The school finance bill that made it through the Legislature included a policy change that would remove teachers' rights to due process and end teacher tenure rights. The protesting teachers, although they didn't get the bill they may have wanted, did feel that their voices were heard. The bill was ready to be signed by 2 p.m. that Saturday, but wasn’t passed until late Sunday night.
"Our presence made a difference," Baughman said.
Dominick is the president of the Association of Basehor-Linwood Educators and Baughman is the vice-president. Together, they are in line with the Kansas National Educators Association in saying that the removal of due process procedures is a violation of their basic rights as teachers.
"This is about the principle of it, we're not being treated as professionals," Dominick said. "Almost every company has a procedure they go through before they let someone go. If they take this away from us, what's next?"
Gov. Sam Brownback on Monday said he will sign into law the new school finance bill and said local school districts can now decide whether to offer tenure.
"It makes it a local issue, and I think that's a good place for it to be," Brownback said.
USD 458 Superintendent David Howard said at the most recent School Board meeting that he "isn't supportive of the way it was done."
"This is going to play out in court at some point," Howard predicted.
Last week, Howard said that the district will likely take a "wait and see" approach regarding due process and will maintain its current practices. He said the district plans on continuing its own due process procedure until the Kansas National Educators Associations challenges the new law in court.

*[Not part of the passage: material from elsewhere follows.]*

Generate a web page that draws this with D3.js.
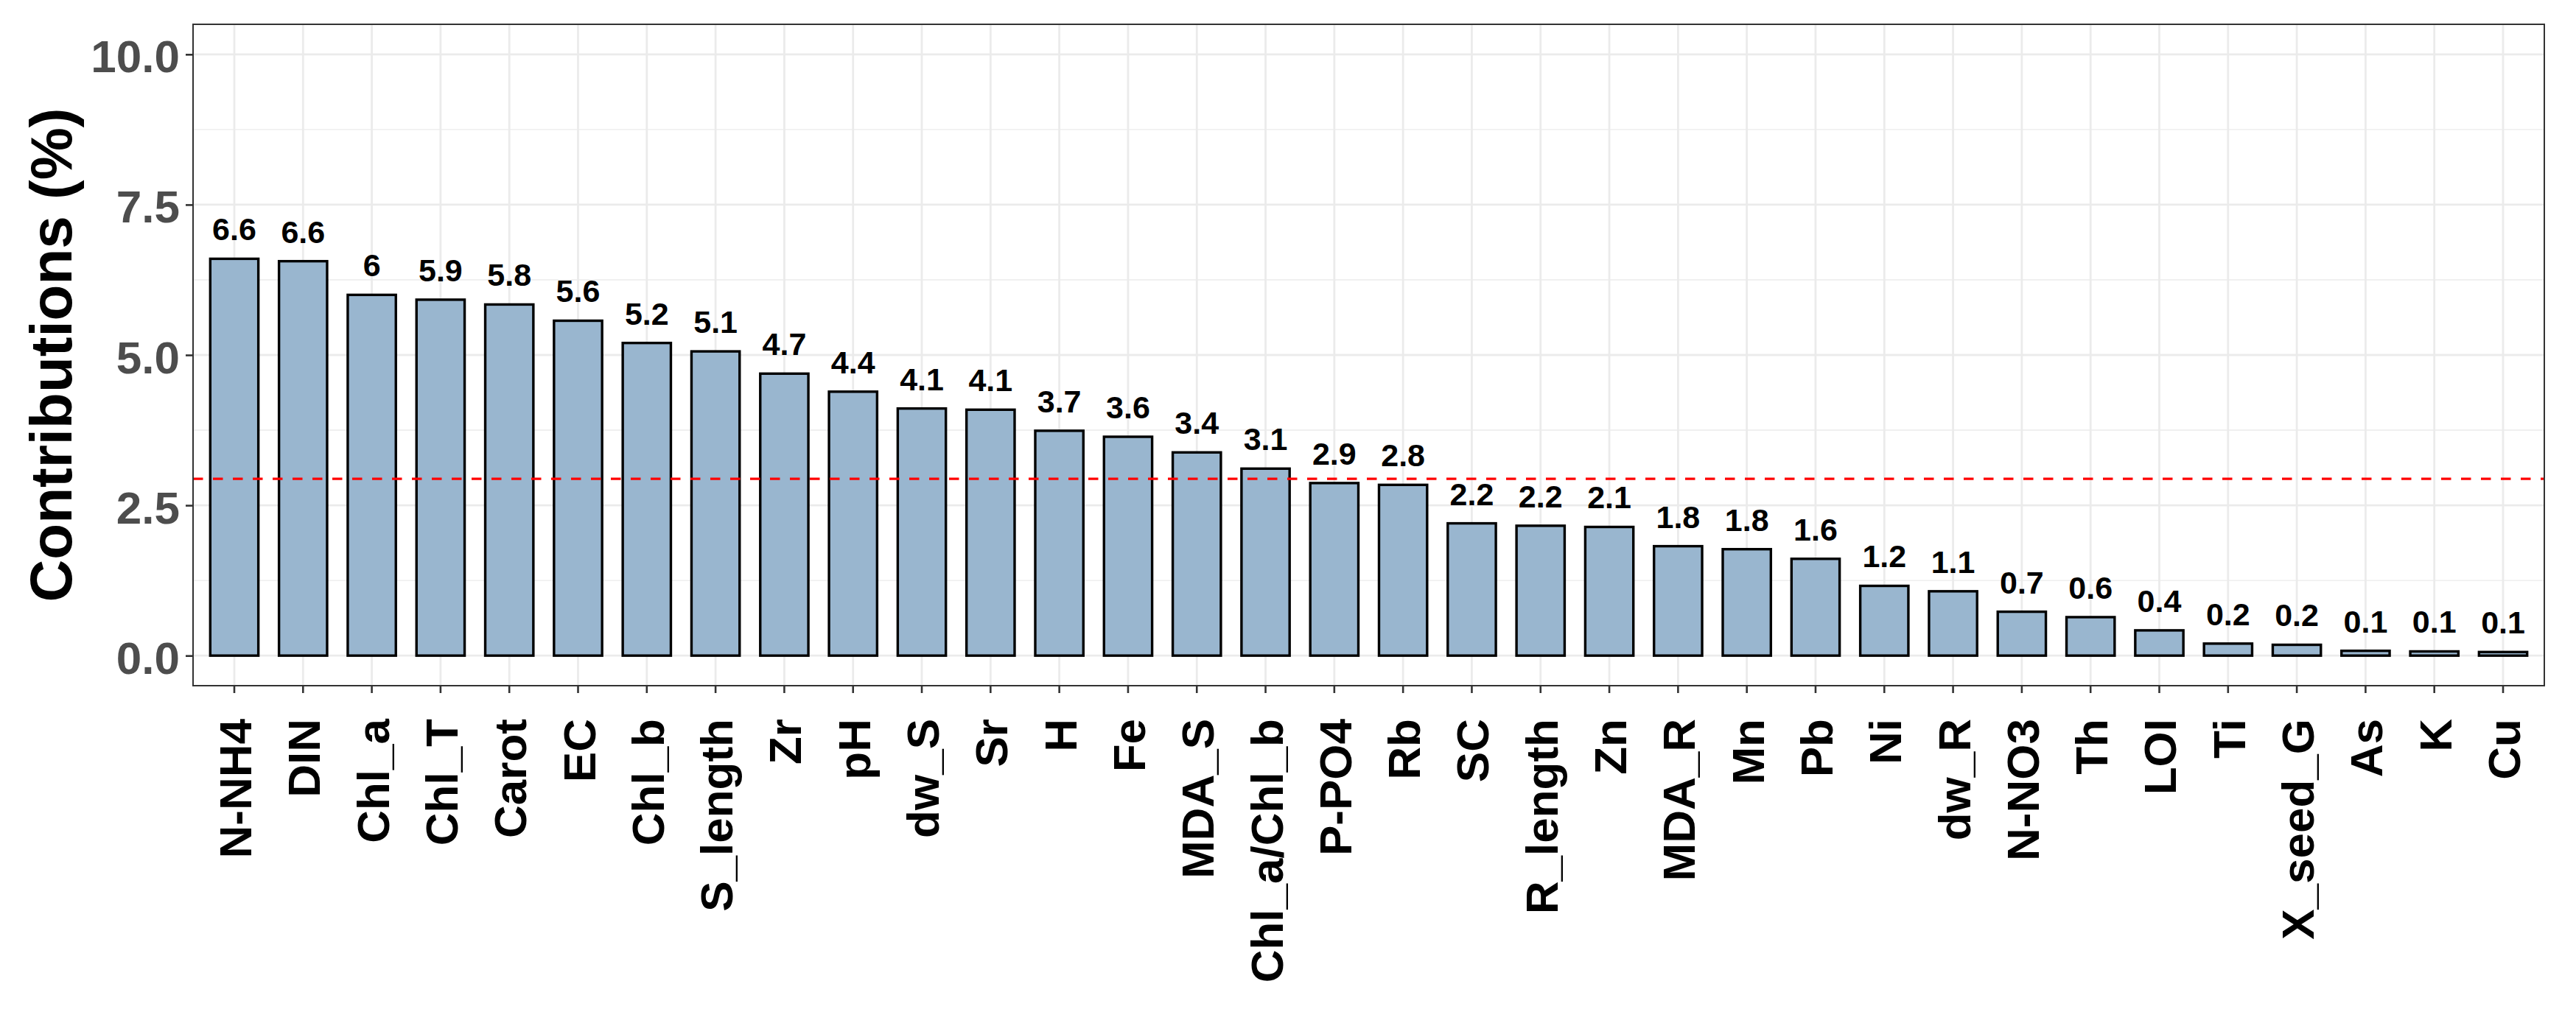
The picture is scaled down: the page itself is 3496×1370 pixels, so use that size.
<!DOCTYPE html>
<html>
<head>
<meta charset="utf-8">
<script src="https://cdn.jsdelivr.net/npm/d3@7"></script>
<style>
  html, body { margin: 0; padding: 0; background: #fff; }
  svg { display: block; font-family: "Liberation Sans", Arial, sans-serif; font-weight: bold; }
</style>
</head>
<body>
<svg id="chart" width="3496" height="1370"></svg>
<script>
// variables, sorted by contribution
const variables = ["N-NH4", "DIN", "Chl_a", "Chl_T", "Carot", "EC", "Chl_b", "S_length", "Zr", "pH",
  "dw_S", "Sr", "H", "Fe", "MDA_S", "Chl_a/Chl_b", "P-PO4", "Rb", "SC", "R_length",
  "Zn", "MDA_R", "Mn", "Pb", "Ni", "dw_R", "N-NO3", "Th", "LOI", "Ti",
  "X_seed_G", "As", "K", "Cu"];

// contributions (%)
const contributions = [6.60, 6.56, 6.00, 5.92, 5.84, 5.57, 5.20, 5.06, 4.69, 4.39,
  4.11, 4.09, 3.74, 3.64, 3.38, 3.11, 2.87, 2.84, 2.20, 2.16,
  2.14, 1.82, 1.77, 1.61, 1.16, 1.07, 0.73, 0.64, 0.42, 0.20,
  0.18, 0.08, 0.07, 0.06];

const yTicks = [0, 2.5, 5, 7.5, 10];
const yMinor = [1.25, 3.75, 6.25, 8.75];
// expected average contribution: 100 / number of variables
const refLine = 100 / variables.length;

let data = variables.map((v, i) => ({ name: v, value: contributions[i] }));

let svg = d3.select("#chart");

let panel = { left: 262, right: 3453, top: 33, bottom: 931 };

let x = d3.scaleBand()
  .domain(variables)
  .range([panel.left, panel.right])
  .paddingInner(0.3)
  .paddingOuter(0.25);

let y = d3.scaleLinear()
  .domain([-0.5, 10.5])
  .range([panel.bottom, panel.top]);

// background grid
let grid = svg.append("g").attr("class", "grid");

grid.selectAll("line.minor")
  .data(yMinor)
  .enter()
  .append("line")
    .attr("class", "minor")
    .attr("x1", panel.left).attr("x2", panel.right)
    .attr("y1", d => y(d)).attr("y2", d => y(d))
    .attr("stroke", "#ebebeb")
    .attr("stroke-width", 1.4);

grid.selectAll("line.majorY")
  .data(yTicks)
  .enter()
  .append("line")
    .attr("class", "majorY")
    .attr("x1", panel.left).attr("x2", panel.right)
    .attr("y1", d => y(d)).attr("y2", d => y(d))
    .attr("stroke", "#ebebeb")
    .attr("stroke-width", 2.8);

grid.selectAll("line.majorX")
  .data(variables)
  .enter()
  .append("line")
    .attr("class", "majorX")
    .attr("x1", d => x(d) + x.bandwidth() / 2).attr("x2", d => x(d) + x.bandwidth() / 2)
    .attr("y1", panel.top).attr("y2", panel.bottom)
    .attr("stroke", "#ebebeb")
    .attr("stroke-width", 2.8);

// bars
svg.append("g")
  .attr("class", "bars")
  .selectAll("rect")
  .data(data)
  .enter()
  .append("rect")
    .attr("x", d => x(d.name))
    .attr("width", x.bandwidth())
    .attr("y", d => y(d.value))
    .attr("height", d => y(0) - y(d.value))
    .attr("fill", "#99b6cf")
    .attr("stroke", "#000")
    .attr("stroke-width", 3.4);

// mean contribution line
svg.append("line")
  .attr("x1", panel.left).attr("x2", panel.right)
  .attr("y1", y(refLine)).attr("y2", y(refLine))
  .attr("stroke", "#ff0000")
  .attr("stroke-width", 3.2)
  .attr("stroke-dasharray", "13.5,13.5");

// value labels
svg.append("g")
  .attr("class", "labels")
  .selectAll("text")
  .data(data)
  .enter()
  .append("text")
    .attr("x", d => x(d.name) + x.bandwidth() / 2)
    .attr("y", d => y(d.value) - 25)
    .attr("text-anchor", "middle")
    .attr("font-size", 43)
    .attr("fill", "#000")
    .text(d => String(+d.value.toFixed(1)));

// panel border
svg.append("rect")
  .attr("x", panel.left).attr("y", panel.top)
  .attr("width", panel.right - panel.left)
  .attr("height", panel.bottom - panel.top)
  .attr("fill", "none")
  .attr("stroke", "#333333")
  .attr("stroke-width", 2);

// x axis
let xAxis = svg.append("g")
  .attr("transform", `translate(0,${panel.bottom})`)
  .call(d3.axisBottom(x).tickSize(10).tickSizeOuter(0));

xAxis.select(".domain").remove();
xAxis.selectAll(".tick line")
  .attr("stroke", "#333333")
  .attr("stroke-width", 2.6);
xAxis.selectAll(".tick text")
  .attr("x", null).attr("y", null).attr("dy", null)
  .attr("transform", "translate(23,45) rotate(-90)")
  .attr("text-anchor", "end")
  .attr("font-family", "Liberation Sans, Arial, sans-serif")
  .attr("font-weight", "bold")
  .attr("font-size", 62)
  .attr("fill", "#000");

// y axis
let yAxis = svg.append("g")
  .attr("transform", `translate(${panel.left},0)`)
  .call(d3.axisLeft(y).tickValues(yTicks).tickFormat(d3.format(".1f")).tickSize(10).tickSizeOuter(0));

yAxis.select(".domain").remove();
yAxis.selectAll(".tick line")
  .attr("stroke", "#333333")
  .attr("stroke-width", 2.6);
yAxis.selectAll(".tick text")
  .attr("x", -18)
  .attr("dy", null)
  .attr("y", 24)
  .attr("text-anchor", "end")
  .attr("font-family", "Liberation Sans, Arial, sans-serif")
  .attr("font-weight", "bold")
  .attr("font-size", 62)
  .attr("fill", "#4d4d4d");

// y axis title
svg.append("text")
  .attr("transform", `translate(97,${(panel.top + panel.bottom) / 2}) rotate(-90)`)
  .attr("text-anchor", "middle")
  .attr("font-size", 80)
  .attr("fill", "#000")
  .text("Contributions (%)");
</script>
</body>
</html>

Baughman is a reading teacher at Glenwood Ridge Elementary School in Basehor and said the bill already has teachers in the district expressing concern. She said more teachers have approached her interested in joining ABLE and other educator associations.
"It's a line of support, security and legal advice if needed," Baughman said.
Proponents of the new law argued that changing the due process rules would allow districts to remove bad teachers more easily from classrooms. But Baughman and Dominick say the opposite is true.
Baughman and Dominick said that without due process, teachers who are terminated without being given a reason can potentially now go straight to litigation, which would take much longer at a much higher cost for districts, rather than an internal due process procedure.
The due process procedure, as it has been for decades, requires that teachers in their first two years of teaching undergo a performance review each semester. In their third year, they are evaluated once before achieving tenure. After they have tenure, teachers are evaluated every three years unless administrators call for a special review of the teacher.
Baughman said the KNEA is preparing for numerous potential legal challenges against the proposed law, including some against the funding aspects of the bill.
"We needed the school finance bill, but they littered it with bad policy," Baughman said.